* _Aim_:
Reproduce the listing below character for character; drop every image.

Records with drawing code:
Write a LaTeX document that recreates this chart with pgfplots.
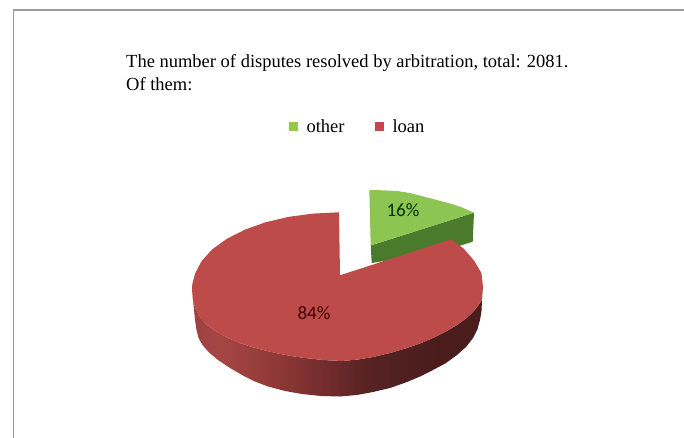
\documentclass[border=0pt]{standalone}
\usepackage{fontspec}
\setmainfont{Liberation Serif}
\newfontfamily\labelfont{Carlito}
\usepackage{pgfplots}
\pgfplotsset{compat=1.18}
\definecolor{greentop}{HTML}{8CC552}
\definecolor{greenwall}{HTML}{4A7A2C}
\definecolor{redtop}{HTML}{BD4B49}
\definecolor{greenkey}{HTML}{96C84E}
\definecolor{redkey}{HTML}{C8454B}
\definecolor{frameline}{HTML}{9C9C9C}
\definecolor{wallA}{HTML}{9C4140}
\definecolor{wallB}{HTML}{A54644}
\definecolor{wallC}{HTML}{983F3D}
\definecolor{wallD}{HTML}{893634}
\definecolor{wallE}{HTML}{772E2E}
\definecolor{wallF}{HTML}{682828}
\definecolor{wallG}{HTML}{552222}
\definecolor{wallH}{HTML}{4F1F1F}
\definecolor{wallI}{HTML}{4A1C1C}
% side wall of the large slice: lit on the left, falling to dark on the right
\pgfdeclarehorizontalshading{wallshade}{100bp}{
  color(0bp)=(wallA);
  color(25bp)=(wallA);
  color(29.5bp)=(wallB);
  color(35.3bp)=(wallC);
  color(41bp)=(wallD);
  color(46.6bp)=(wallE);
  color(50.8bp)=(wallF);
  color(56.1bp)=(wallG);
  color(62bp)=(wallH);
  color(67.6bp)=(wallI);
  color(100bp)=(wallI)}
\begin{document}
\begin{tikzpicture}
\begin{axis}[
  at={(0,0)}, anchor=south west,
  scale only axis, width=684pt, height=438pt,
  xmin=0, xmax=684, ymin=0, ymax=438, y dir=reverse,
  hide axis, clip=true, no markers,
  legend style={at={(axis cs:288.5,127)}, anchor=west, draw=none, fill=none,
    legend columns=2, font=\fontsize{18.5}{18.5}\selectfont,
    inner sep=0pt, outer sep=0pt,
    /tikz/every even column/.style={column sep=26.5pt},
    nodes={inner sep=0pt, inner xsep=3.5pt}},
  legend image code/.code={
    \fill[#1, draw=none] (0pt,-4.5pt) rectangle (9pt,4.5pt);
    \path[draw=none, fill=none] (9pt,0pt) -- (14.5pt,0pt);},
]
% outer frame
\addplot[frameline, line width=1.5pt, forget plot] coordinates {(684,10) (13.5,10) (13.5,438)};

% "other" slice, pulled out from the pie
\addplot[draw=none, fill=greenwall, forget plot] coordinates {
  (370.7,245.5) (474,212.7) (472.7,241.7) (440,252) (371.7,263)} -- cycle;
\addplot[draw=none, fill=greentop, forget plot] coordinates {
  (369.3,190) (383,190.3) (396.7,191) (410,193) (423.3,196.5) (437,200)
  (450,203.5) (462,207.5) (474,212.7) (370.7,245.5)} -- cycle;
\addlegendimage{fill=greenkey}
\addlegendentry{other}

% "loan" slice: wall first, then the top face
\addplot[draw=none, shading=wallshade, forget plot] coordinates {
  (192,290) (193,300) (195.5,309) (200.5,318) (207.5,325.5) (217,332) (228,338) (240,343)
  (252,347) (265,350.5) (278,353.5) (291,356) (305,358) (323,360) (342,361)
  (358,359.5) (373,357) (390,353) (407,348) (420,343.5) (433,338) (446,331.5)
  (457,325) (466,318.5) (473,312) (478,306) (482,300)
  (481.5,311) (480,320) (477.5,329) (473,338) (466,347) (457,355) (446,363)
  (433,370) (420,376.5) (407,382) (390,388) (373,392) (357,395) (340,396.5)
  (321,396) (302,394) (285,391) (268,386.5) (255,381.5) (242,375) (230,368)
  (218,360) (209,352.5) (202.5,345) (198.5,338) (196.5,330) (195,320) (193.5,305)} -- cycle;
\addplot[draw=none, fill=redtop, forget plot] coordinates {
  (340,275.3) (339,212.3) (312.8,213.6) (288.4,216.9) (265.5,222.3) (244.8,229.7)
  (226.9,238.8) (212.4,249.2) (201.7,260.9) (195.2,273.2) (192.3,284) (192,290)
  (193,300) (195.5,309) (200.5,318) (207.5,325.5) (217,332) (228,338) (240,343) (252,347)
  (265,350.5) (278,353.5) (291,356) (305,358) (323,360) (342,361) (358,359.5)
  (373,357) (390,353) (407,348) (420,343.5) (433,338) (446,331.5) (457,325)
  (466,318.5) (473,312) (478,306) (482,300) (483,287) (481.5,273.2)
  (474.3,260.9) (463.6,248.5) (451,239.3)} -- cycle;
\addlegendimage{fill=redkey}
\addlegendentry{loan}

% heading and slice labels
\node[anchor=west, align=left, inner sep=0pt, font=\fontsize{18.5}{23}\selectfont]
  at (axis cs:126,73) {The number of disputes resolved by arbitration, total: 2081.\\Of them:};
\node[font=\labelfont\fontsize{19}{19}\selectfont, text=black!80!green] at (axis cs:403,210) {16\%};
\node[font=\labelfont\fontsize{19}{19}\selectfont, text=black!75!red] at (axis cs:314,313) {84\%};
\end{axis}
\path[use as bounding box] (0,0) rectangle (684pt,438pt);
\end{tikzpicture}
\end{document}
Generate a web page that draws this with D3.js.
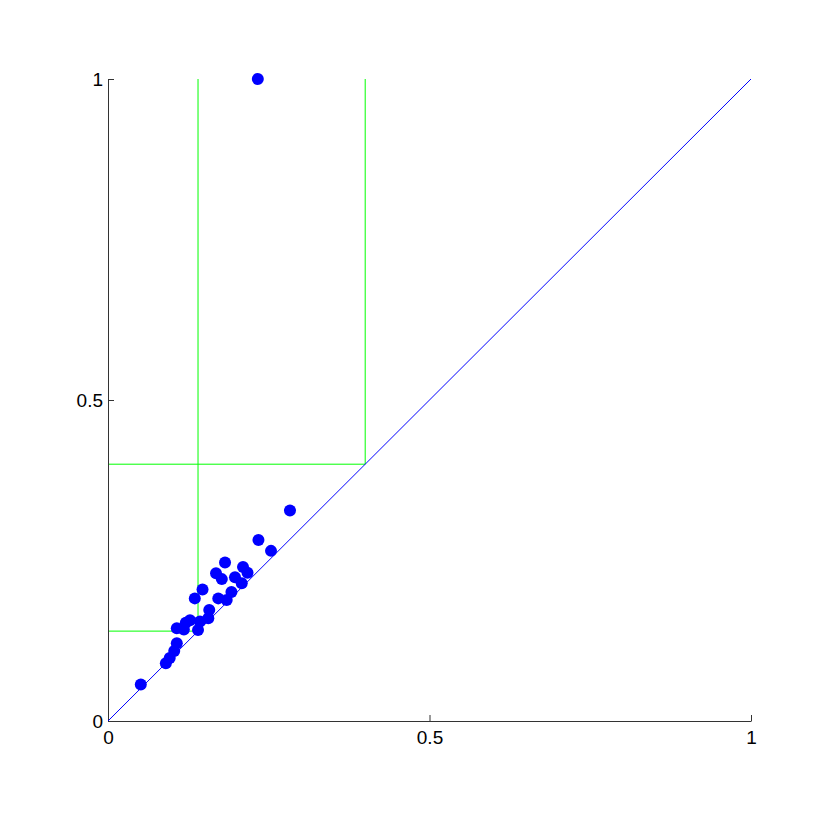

* _Result of this exercise_:
Write a LaTeX document that recreates this chart with pgfplots.
\documentclass[border=0pt]{standalone}
\usepackage{fontspec}
\setmainfont{Liberation Serif}
\newfontfamily\labelfont{Carlito}
\usepackage{pgfplots}
\pgfplotsset{compat=1.18}
\definecolor{greentop}{HTML}{8CC552}
\definecolor{greenwall}{HTML}{4A7A2C}
\definecolor{redtop}{HTML}{BD4B49}
\definecolor{greenkey}{HTML}{96C84E}
\definecolor{redkey}{HTML}{C8454B}
\definecolor{frameline}{HTML}{9C9C9C}
\definecolor{wallA}{HTML}{9C4140}
\definecolor{wallB}{HTML}{A54644}
\definecolor{wallC}{HTML}{983F3D}
\definecolor{wallD}{HTML}{893634}
\definecolor{wallE}{HTML}{772E2E}
\definecolor{wallF}{HTML}{682828}
\definecolor{wallG}{HTML}{552222}
\definecolor{wallH}{HTML}{4F1F1F}
\definecolor{wallI}{HTML}{4A1C1C}
% side wall of the large slice: lit on the left, falling to dark on the right
\pgfdeclarehorizontalshading{wallshade}{100bp}{
  color(0bp)=(wallA);
  color(25bp)=(wallA);
  color(29.5bp)=(wallB);
  color(35.3bp)=(wallC);
  color(41bp)=(wallD);
  color(46.6bp)=(wallE);
  color(50.8bp)=(wallF);
  color(56.1bp)=(wallG);
  color(62bp)=(wallH);
  color(67.6bp)=(wallI);
  color(100bp)=(wallI)}
\begin{document}
\begin{tikzpicture}
\begin{axis}[
  at={(0,0)}, anchor=south west,
  scale only axis, width=684pt, height=438pt,
  xmin=0, xmax=684, ymin=0, ymax=438, y dir=reverse,
  hide axis, clip=true, no markers,
  legend style={at={(axis cs:288.5,127)}, anchor=west, draw=none, fill=none,
    legend columns=2, font=\fontsize{18.5}{18.5}\selectfont,
    inner sep=0pt, outer sep=0pt,
    /tikz/every even column/.style={column sep=26.5pt},
    nodes={inner sep=0pt, inner xsep=3.5pt}},
  legend image code/.code={
    \fill[#1, draw=none] (0pt,-4.5pt) rectangle (9pt,4.5pt);
    \path[draw=none, fill=none] (9pt,0pt) -- (14.5pt,0pt);},
]
% outer frame
\addplot[frameline, line width=1.5pt, forget plot] coordinates {(684,10) (13.5,10) (13.5,438)};

% "other" slice, pulled out from the pie
\addplot[draw=none, fill=greenwall, forget plot] coordinates {
  (370.7,245.5) (474,212.7) (472.7,241.7) (440,252) (371.7,263)} -- cycle;
\addplot[draw=none, fill=greentop, forget plot] coordinates {
  (369.3,190) (383,190.3) (396.7,191) (410,193) (423.3,196.5) (437,200)
  (450,203.5) (462,207.5) (474,212.7) (370.7,245.5)} -- cycle;
\addlegendimage{fill=greenkey}
\addlegendentry{other}

% "loan" slice: wall first, then the top face
\addplot[draw=none, shading=wallshade, forget plot] coordinates {
  (192,290) (193,300) (195.5,309) (200.5,318) (207.5,325.5) (217,332) (228,338) (240,343)
  (252,347) (265,350.5) (278,353.5) (291,356) (305,358) (323,360) (342,361)
  (358,359.5) (373,357) (390,353) (407,348) (420,343.5) (433,338) (446,331.5)
  (457,325) (466,318.5) (473,312) (478,306) (482,300)
  (481.5,311) (480,320) (477.5,329) (473,338) (466,347) (457,355) (446,363)
  (433,370) (420,376.5) (407,382) (390,388) (373,392) (357,395) (340,396.5)
  (321,396) (302,394) (285,391) (268,386.5) (255,381.5) (242,375) (230,368)
  (218,360) (209,352.5) (202.5,345) (198.5,338) (196.5,330) (195,320) (193.5,305)} -- cycle;
\addplot[draw=none, fill=redtop, forget plot] coordinates {
  (340,275.3) (339,212.3) (312.8,213.6) (288.4,216.9) (265.5,222.3) (244.8,229.7)
  (226.9,238.8) (212.4,249.2) (201.7,260.9) (195.2,273.2) (192.3,284) (192,290)
  (193,300) (195.5,309) (200.5,318) (207.5,325.5) (217,332) (228,338) (240,343) (252,347)
  (265,350.5) (278,353.5) (291,356) (305,358) (323,360) (342,361) (358,359.5)
  (373,357) (390,353) (407,348) (420,343.5) (433,338) (446,331.5) (457,325)
  (466,318.5) (473,312) (478,306) (482,300) (483,287) (481.5,273.2)
  (474.3,260.9) (463.6,248.5) (451,239.3)} -- cycle;
\addlegendimage{fill=redkey}
\addlegendentry{loan}

% heading and slice labels
\node[anchor=west, align=left, inner sep=0pt, font=\fontsize{18.5}{23}\selectfont]
  at (axis cs:126,73) {The number of disputes resolved by arbitration, total: 2081.\\Of them:};
\node[font=\labelfont\fontsize{19}{19}\selectfont, text=black!80!green] at (axis cs:403,210) {16\%};
\node[font=\labelfont\fontsize{19}{19}\selectfont, text=black!75!red] at (axis cs:314,313) {84\%};
\end{axis}
\path[use as bounding box] (0,0) rectangle (684pt,438pt);
\end{tikzpicture}
\end{document}
Generate a web page that draws this with D3.js.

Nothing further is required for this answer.